The passage of time in Honduras is not measured by hours or minutes, but rather progress. “How long” it takes to do something in the American sense of the word is unimportant. There isn’t a rush to accomplish things more quickly for the sake of saving time. Nor is there a scale of quality and time that means the Hondurans accomplish something of higher quality in ten hours than they would have in five. The pressure of breaking the day into neat boxes of time where certain things MUST be accomplished in/by/on is one that I was absolutely and forcibly liberated of when in Honduras and it drastically altered my experience there. I was rarely aware of what time of day it was exactly; I did not know what time I ate, how long we worked for, how long I slept, etc. It was painful for the first few days I was there, but after I embraced the new lens of time thrust upon me, I was able to view all of the Honduran culture in a new way.
The characters in Tales of the Tikongs that do not abandon their preconceptions of time before they land on the island of Tiko suffer as much as I did at first when I landed in San Pedro Sula. A system of one day working and six days resting is almost certainly going to differ from one’s own experience of time and attempting to view this system through one’s own experience is actually limiting in this instance. In Tales of the Tikongs, Mr. Dolittle turned an entire population deaf with his attempts to force the Protestant work ethic upon it. In his time on Tiko he never allowed himself to view time as anything other than what he had already preconceived and therefore was unable to impact the society in a meaningful way. In much the same way, had I attempted to force my views of time upon the construction crew of Honduran natives instead of embracing the culture, I would have failed just as miserably and missed out on widening my understanding of an entire culture and of myself.

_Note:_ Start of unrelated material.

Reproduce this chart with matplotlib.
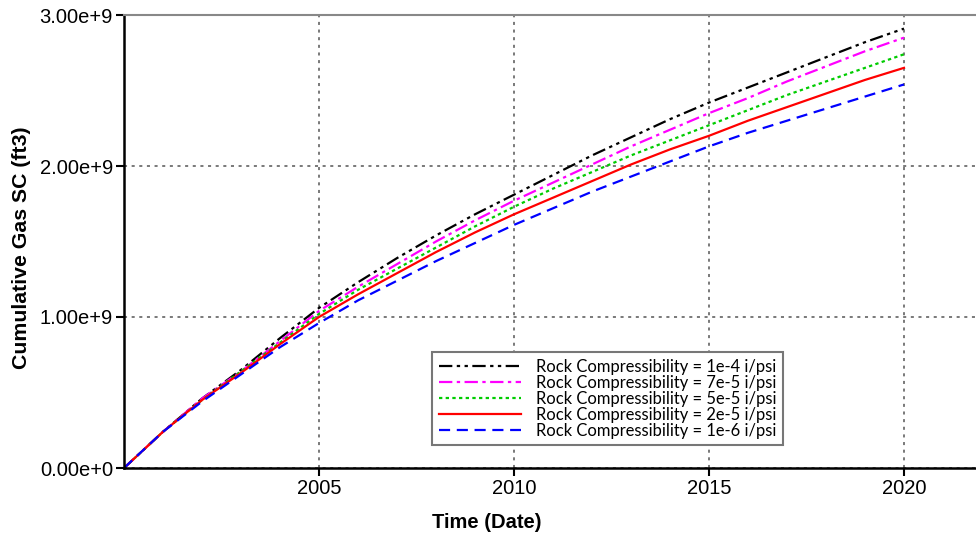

That being said, the new lens that I ended up viewing Honduras through was not one I put upon myself. It was a lens that I was essentially forced to look through as I could not maintain my previous conception of time. While it was not a situation that I would have chosen for myself had I been offered the choice, I cannot say that seeing time through the eyes of the natives of Honduras was detrimental to my experience. The bounds of forced liberation can only be pressed so far though, as seen through the interaction of Mr. Lowe and Ika Levu in Tales of the Tikongs. Mr. Lowe forces Ika into taking out a loan to buy top-of-the-line fishing equipment and Ika ends up happy only after his new boat is deliberately sunk to the bottom of the ocean. Their interactions point out again the misunderstanding that occurs when a person neglects to view the culture they are entrenched in through that cultures’ lens.